The region received steady rainfall that was able to soak in well without causing too much run off or pooling in fields. This rain and the wind that came with it prevented producers from spraying but they are ready continue once conditions allow for it.
The Frenchman Butte and St. Walburg areas received the most rain with 54 mm, the Spiritwood area received 45 mm,
Moisture conditions this week have largely improved in the northwest region, with more fields being rated as surplus. Cropland topsoil moisture is rated as seven per cent surplus, 78 per cent adequate and 15 per cent short. Hay and pasture land topsoil moisture is rated as five per cent surplus, 72 per cent adequate and 23 per cent short.
Regionally, 92 per cent of the pulse crops, 83 per cent of the spring cereals and 78 per cent of the oilseed crops and are at their normal stages of development for this time of year.

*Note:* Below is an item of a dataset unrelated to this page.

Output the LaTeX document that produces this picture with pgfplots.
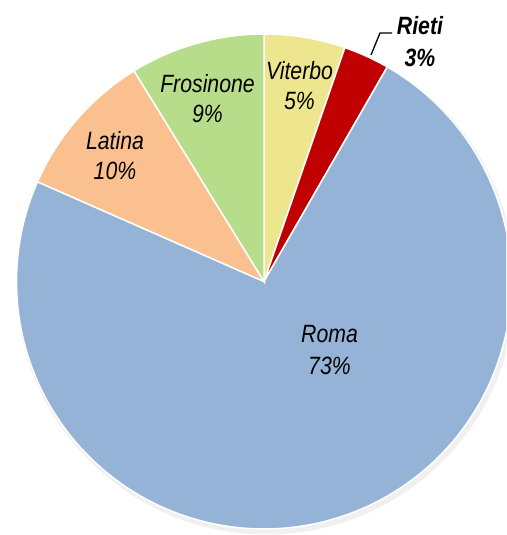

Crop conditions range from fair to good in the region, with 93 per cent of the peas, 73 per cent of the spring wheat, 67 per of the canola being in good condition at this time.
The majority of crop damage this week was due to wind, heat and pests such as flea beetles and gophers.
Some areas of the region reported enough rainfall to allow for runoff to occur, while others indicated what they received was hardly enough to counter the wind and heat during the week. Most fields have been sprayed at least once but those looking to apply a second pass are being delayed by the wind. Re-seeding of canola that was damaged by flea beetle is now complete in many parts of the region.
Areas around Vonda and Melfort received the highest amount of rain in the region this week with 40 mm. The Hudson Bay area received 38 mm, the Birch Hills area 34 mm, the Prince Albert and Spruce Home areas 30 mm and the Nipawin area 22 mm.
Regionally, the moisture conditions improved this week. Cropland topsoil moisture is rated as eight per cent surplus, 83 per cent adequate and nine per cent short. Hay and pasture land topsoil moisture is rated as eight per cent surplus, 74 per cent adequate and 18 per cent short.
In the northeast region, 82 per cent of the fall cereals, 76 per cent of the spring cereals, 72 per cent of the pulse crops and 66 per cent of the oilseed crops are at their normal stages of development for this time of year.
Crop conditions range from fair to good in the region, with 87 per cent of the peas, 63 per cent of the spring wheat and 57 per of the canola being in good condition at this time.
The crops, as well as hay land and pasture, are doing well for growth and development in most areas of the region. Some canola fields that have been hit hard by flea beetles were the exception.
The majority of crop damage this week was due to wind, heat and flea beetles. Producers are currently assessing the damage that was caused by the strong winds that occurred in certain areas of the region.